Umpire Tips

When people are new to something the often make what everyone calls “rookie mistakes”. These type of errors, and the fear of making them, often prevent people from trying new things and working toward life long goals. The good news is that you can prevent yourself from making these types of mistakes simply by knowing what they are. Below, you’ll find some simple tips to help you from making “rookie mistakes”.

1. Look the part
Like any job you want to dress the way you wish to be perceived. If you wish to be a serious, professional or amature umpire you should ensure you look the part. You don’t have to go out and buy expensive umpire gear or uniforms to look professional.
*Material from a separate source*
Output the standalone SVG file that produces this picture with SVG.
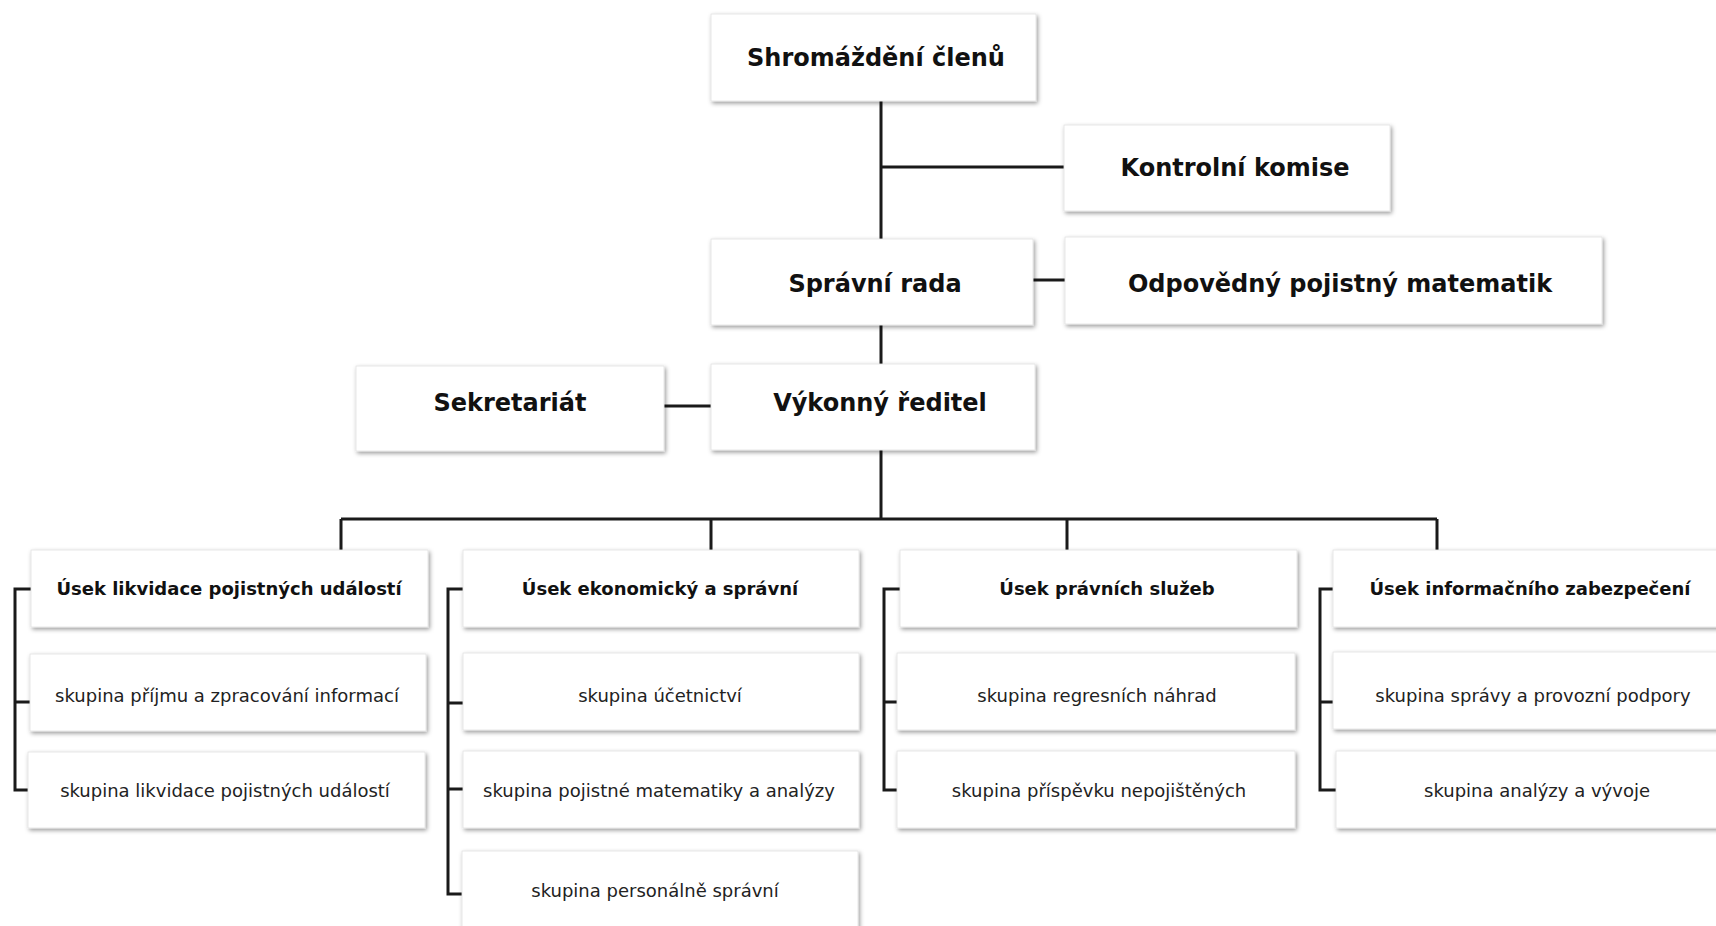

You can choose clothing items with no logos and wear neat, dark colored pants.

2. Verbalize and gesture when making a “play!” call
After a dead ball, be sure to physically signal and verbally call the pitcher to “play”. It prevents misunderstandings, especially when there are runners on base, and it demonstrates that you’re in control of the situation.

3. Don’t say “Strike three, you’re out”
Unless you’re umpiring in leagues with very young players, and where saying “you’re out” might be construed as rubbing it in, a strike three call does not always amount to an out. If the catcher drops the ball on strike three the batter isn’t out until he is tagged or forced out. If you call him out too early, you could kill a valid play.

4. Try not to say “Take your base” or point to first on a ball four call
Doing so can actually be viewed as coaching. Most players will know what to do when ball four is called and if they don’t, let their coaches do the talking. You may not even want to say “ball four”. A simple “ball” call, just like in any other count, will suffice. If someone asks, you can tell them its ball four.

5. Don’t give up early on a play
A common “rookie mistake” by amature umpires is to give up on a play too soon. For example, if there is a play at second and a safe call is made, the umpire turns his head and then the runner steps off the base and is tagged. After making a call, stay put and watch until the ball is returned to the pitcher or time is called.